FOR A WRITER – REMEMBER, ACTOR’S CAN DO A LOT WITH A GLANCE.  BIG DECISION IS WHETHER TO WRITE THAT GLANCE AND WHAT IT MEANS OR NOT.

c.f. “When Harry Met Sally” – not written.
“As Good As it Gets” – every nuance written and explained (beautifully).

ULTIMATELY – the transformation, or lack of it, is the writer’s underlining of his philosophical message.

“As Good as It Gets” – even a leopard can change his spots, great love will transform the devil himself.?

  “ACADEMIC” NOTES ON PHILOSOPHY BEHIND THE INTERNAL JOURNEY -
   in response to Linda Seger:

  PHILOSOPHICAL, PSYCHOLOGICAL, THEOLOGICAL (METAPHYSICAL?) – 

Cf  Linda Seger, “Advanced Screenwriting” p95 –
Linda Seger suggests a theological/metaphysical aspect to the internal journey.  I think this is misleading and could lead to poor storytelling.

Theological points to possible redemption/forgiveness/transformation?
(can’t all this be achieved from a Humanist perspective – I think so.

All of the above is a matter of SUBJECT not TREATMENT OF SUBJECT.
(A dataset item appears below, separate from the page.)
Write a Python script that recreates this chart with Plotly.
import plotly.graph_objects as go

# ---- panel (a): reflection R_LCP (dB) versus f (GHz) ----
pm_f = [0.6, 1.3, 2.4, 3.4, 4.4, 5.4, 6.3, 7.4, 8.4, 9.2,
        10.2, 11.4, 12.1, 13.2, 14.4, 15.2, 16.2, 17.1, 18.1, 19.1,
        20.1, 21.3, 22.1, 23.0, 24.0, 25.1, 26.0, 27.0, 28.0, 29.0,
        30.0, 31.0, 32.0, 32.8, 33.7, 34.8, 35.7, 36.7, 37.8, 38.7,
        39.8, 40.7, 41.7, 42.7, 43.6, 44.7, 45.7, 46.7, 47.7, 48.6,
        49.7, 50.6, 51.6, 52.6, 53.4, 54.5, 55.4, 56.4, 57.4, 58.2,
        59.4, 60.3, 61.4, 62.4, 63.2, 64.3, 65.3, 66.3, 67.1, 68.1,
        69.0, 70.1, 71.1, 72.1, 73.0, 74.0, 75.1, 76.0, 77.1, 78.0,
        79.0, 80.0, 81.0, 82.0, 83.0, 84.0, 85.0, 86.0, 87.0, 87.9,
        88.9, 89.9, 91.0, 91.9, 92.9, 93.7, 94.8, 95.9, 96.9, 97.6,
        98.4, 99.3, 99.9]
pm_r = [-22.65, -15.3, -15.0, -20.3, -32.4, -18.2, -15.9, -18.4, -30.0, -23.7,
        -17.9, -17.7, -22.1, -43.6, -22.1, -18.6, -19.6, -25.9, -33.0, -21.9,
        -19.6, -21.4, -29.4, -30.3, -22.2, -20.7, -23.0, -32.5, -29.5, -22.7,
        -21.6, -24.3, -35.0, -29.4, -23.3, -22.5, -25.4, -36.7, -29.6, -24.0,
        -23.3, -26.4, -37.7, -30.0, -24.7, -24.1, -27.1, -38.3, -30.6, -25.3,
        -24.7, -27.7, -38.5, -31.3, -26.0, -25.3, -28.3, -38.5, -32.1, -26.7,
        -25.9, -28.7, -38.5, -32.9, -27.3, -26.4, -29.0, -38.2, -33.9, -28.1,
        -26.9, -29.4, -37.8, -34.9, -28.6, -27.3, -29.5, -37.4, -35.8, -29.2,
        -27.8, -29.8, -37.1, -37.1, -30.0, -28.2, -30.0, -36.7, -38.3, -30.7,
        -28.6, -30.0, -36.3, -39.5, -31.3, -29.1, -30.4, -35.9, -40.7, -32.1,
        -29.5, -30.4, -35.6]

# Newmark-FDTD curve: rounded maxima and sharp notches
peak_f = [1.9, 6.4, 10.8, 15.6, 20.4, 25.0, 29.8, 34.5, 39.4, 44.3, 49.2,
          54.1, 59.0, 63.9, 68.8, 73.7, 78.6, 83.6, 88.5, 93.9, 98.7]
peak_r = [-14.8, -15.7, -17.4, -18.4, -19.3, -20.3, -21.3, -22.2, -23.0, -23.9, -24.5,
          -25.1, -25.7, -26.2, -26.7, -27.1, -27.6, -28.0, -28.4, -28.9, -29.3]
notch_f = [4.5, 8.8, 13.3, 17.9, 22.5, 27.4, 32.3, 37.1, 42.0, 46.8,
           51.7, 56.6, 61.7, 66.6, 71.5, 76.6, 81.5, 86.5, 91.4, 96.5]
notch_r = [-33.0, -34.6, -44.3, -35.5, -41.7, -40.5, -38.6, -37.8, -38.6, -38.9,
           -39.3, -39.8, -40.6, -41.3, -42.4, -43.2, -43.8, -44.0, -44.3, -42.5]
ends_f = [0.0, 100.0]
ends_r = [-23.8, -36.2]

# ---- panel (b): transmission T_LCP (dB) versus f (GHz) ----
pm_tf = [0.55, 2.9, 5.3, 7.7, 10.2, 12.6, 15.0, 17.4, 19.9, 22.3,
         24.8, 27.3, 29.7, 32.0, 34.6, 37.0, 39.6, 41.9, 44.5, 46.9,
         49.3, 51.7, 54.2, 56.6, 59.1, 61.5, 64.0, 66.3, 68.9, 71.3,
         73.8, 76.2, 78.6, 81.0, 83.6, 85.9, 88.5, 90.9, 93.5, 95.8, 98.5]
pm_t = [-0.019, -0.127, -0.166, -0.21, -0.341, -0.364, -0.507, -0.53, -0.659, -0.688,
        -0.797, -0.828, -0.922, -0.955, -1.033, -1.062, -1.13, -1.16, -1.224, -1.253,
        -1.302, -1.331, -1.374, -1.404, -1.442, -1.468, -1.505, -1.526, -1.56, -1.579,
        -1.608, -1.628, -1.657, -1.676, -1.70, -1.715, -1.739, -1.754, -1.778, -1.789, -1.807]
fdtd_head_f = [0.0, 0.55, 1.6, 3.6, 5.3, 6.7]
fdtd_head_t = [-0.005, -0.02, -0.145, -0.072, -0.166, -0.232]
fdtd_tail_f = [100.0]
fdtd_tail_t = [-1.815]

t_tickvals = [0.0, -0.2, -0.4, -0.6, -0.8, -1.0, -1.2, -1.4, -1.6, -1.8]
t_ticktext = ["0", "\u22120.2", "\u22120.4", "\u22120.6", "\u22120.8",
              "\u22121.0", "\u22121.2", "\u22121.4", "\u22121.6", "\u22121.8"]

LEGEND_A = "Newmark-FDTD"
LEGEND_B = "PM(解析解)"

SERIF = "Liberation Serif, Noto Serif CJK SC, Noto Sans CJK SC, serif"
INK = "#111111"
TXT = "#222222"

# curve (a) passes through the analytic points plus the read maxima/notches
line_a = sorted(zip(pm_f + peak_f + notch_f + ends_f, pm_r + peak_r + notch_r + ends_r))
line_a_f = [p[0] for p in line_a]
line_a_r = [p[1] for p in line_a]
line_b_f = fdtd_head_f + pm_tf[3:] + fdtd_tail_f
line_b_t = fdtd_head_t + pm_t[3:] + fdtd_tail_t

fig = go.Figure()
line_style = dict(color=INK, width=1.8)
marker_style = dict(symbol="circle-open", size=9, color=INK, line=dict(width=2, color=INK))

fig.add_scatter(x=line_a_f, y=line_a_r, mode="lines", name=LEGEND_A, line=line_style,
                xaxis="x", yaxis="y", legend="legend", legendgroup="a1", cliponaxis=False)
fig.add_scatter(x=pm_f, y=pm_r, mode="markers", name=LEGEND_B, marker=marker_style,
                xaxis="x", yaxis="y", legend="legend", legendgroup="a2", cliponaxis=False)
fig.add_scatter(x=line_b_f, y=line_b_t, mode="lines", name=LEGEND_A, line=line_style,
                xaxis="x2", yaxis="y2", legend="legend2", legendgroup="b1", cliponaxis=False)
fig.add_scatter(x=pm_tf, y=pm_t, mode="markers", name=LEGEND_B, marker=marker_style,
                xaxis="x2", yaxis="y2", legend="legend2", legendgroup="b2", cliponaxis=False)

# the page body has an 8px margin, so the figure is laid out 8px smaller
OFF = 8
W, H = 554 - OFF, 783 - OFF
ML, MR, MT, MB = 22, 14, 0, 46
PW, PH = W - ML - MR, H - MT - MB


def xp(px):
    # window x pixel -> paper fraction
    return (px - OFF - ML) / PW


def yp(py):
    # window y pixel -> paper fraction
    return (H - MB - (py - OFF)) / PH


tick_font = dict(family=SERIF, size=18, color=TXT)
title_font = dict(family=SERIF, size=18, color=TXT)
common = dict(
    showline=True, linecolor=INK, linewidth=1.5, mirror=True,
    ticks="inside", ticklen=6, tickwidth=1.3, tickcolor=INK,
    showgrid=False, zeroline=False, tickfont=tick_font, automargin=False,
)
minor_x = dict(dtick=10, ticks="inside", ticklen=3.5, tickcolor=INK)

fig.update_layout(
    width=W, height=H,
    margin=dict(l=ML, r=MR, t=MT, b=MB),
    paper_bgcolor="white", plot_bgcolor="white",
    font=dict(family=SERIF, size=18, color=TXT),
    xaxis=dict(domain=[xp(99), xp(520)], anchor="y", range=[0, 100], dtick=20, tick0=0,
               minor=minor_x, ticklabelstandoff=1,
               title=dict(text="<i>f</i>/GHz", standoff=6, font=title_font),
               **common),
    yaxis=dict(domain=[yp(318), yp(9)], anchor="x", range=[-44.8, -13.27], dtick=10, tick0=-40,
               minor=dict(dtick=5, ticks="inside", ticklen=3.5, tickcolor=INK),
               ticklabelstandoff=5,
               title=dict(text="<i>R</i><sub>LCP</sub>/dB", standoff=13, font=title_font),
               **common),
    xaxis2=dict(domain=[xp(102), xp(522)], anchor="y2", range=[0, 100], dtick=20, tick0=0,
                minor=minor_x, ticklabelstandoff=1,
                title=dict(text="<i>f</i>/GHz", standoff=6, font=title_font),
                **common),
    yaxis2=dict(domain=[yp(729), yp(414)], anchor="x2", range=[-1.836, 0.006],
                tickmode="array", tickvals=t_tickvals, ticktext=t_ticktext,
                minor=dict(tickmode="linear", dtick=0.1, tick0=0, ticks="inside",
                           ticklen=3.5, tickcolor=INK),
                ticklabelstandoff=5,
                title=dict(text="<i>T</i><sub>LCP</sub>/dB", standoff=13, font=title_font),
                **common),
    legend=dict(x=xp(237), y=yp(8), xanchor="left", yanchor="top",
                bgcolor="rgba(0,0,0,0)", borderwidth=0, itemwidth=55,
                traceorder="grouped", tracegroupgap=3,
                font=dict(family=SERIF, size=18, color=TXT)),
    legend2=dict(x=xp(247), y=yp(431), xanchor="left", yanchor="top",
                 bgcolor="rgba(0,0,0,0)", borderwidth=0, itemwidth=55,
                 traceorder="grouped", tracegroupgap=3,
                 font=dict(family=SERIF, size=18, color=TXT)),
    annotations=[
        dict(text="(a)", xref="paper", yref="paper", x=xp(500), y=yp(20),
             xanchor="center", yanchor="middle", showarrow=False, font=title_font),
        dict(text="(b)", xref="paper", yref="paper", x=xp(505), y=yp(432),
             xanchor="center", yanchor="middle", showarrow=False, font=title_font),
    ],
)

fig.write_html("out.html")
Surely, ALL storytelling is fundamentally PHILOSOPHICAL.  You can make affirmations of an after-life but they are only that.  The subject matter of storytelling in film is the HUMAN CONDITION, NOW, in real time for us, ALIVE who only too soon are going to die.  Why?  Because that is who comes to see the movie!

When gods start sitting in the front row, THEN we can deal with the issues of being eternal.
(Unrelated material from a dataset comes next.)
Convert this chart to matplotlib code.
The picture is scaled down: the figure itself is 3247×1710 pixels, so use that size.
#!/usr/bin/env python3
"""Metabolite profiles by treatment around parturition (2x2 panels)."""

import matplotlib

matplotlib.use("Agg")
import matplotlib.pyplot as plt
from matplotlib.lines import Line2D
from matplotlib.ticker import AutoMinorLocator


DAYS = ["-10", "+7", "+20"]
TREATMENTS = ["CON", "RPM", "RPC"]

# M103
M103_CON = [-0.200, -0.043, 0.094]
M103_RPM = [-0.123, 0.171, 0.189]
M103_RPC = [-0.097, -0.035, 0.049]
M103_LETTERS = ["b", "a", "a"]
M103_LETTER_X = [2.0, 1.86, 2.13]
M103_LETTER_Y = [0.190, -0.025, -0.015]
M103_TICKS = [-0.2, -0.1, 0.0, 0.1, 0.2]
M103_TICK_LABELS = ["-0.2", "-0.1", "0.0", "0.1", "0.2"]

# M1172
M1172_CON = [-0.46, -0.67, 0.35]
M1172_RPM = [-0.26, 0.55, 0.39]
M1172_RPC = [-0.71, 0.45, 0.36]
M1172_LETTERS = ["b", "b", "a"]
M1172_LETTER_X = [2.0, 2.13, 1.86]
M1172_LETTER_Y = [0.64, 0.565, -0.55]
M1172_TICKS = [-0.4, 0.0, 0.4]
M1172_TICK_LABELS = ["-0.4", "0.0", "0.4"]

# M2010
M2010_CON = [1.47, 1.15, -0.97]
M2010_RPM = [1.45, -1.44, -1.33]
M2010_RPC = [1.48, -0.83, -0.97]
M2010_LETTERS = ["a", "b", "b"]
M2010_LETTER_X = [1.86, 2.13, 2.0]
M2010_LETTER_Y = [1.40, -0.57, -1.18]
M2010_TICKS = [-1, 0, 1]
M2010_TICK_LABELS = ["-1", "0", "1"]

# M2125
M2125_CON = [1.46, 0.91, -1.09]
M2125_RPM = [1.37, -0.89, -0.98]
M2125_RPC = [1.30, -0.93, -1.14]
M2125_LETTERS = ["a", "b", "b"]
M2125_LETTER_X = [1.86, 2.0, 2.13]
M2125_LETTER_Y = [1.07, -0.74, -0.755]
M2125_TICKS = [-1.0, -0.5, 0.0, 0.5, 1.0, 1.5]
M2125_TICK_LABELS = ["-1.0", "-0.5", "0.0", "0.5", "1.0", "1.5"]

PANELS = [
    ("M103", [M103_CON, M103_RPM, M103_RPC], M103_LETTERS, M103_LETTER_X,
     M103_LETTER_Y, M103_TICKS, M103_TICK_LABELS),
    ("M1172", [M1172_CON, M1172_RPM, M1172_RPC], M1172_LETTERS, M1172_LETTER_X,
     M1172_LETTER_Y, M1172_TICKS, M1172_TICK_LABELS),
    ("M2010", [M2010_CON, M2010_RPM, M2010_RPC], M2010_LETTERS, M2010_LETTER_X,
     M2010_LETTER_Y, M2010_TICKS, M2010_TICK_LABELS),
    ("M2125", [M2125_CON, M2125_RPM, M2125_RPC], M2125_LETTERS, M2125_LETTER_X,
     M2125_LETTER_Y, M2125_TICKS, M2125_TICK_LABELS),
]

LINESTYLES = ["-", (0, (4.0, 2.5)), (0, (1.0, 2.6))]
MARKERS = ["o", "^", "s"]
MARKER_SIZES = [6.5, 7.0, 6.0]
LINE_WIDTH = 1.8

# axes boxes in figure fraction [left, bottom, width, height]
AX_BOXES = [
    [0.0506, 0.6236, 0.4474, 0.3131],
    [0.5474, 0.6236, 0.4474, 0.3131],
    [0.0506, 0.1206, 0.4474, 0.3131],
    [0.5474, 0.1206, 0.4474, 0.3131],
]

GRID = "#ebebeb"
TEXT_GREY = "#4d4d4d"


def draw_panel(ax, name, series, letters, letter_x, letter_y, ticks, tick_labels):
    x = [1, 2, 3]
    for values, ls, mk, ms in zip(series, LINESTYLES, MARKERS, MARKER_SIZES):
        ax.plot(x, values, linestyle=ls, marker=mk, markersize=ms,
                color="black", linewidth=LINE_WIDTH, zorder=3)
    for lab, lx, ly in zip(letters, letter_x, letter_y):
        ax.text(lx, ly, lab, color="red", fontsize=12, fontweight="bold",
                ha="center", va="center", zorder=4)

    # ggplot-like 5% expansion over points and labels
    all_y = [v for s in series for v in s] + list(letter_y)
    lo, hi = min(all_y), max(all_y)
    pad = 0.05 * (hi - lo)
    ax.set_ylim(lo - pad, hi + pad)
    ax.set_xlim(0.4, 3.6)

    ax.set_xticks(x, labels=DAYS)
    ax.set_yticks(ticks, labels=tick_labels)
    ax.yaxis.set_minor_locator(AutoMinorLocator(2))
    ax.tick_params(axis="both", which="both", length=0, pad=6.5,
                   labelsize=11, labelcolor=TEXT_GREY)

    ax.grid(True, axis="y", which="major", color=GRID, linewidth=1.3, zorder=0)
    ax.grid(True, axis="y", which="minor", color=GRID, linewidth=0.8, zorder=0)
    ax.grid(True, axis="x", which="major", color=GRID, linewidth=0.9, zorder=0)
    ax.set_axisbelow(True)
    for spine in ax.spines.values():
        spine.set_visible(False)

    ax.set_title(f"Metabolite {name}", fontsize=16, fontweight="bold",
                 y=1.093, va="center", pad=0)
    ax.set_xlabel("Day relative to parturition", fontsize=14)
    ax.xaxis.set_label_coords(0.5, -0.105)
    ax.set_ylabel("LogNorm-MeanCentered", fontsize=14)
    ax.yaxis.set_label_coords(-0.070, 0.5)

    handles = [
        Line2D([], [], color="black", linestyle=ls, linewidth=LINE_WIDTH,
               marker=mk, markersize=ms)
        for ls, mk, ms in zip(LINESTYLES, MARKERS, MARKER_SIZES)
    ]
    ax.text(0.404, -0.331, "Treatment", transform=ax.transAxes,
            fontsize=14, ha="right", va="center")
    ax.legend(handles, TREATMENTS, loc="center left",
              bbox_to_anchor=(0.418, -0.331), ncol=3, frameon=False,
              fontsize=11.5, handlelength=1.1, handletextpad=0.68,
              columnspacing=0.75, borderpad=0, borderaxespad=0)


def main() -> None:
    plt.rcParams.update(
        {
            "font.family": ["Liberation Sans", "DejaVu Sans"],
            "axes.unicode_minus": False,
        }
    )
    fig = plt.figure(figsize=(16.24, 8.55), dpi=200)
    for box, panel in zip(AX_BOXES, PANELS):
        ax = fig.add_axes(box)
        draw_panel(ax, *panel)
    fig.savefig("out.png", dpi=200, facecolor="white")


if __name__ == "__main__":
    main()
Analyze your own reactions to films as you watch them.  One asks, “How does this story and these characters’ experience reflect and inform upon my own experience to date and my hopes, dreams and fears for my future.”

Look at some non-classical forms:
“My Dinner With Andre”
“Sacrifice” by Tarkovsky.
“Breaking the Waves”, Lars Von Trier – a good example of a film whose plot takes a Deus Ex Machina twist (a woman’s sacrific of her life, the gods reward her paralyzed boyfriend by letting him walk again, and answers it whole-hearted by having, literally, the bells ringing in heaven. 

But, whatever the plot, the emotional engagement is with the experience of man/woman here and now.  When we go to the movies, we don’t care about the after-life - we care about now.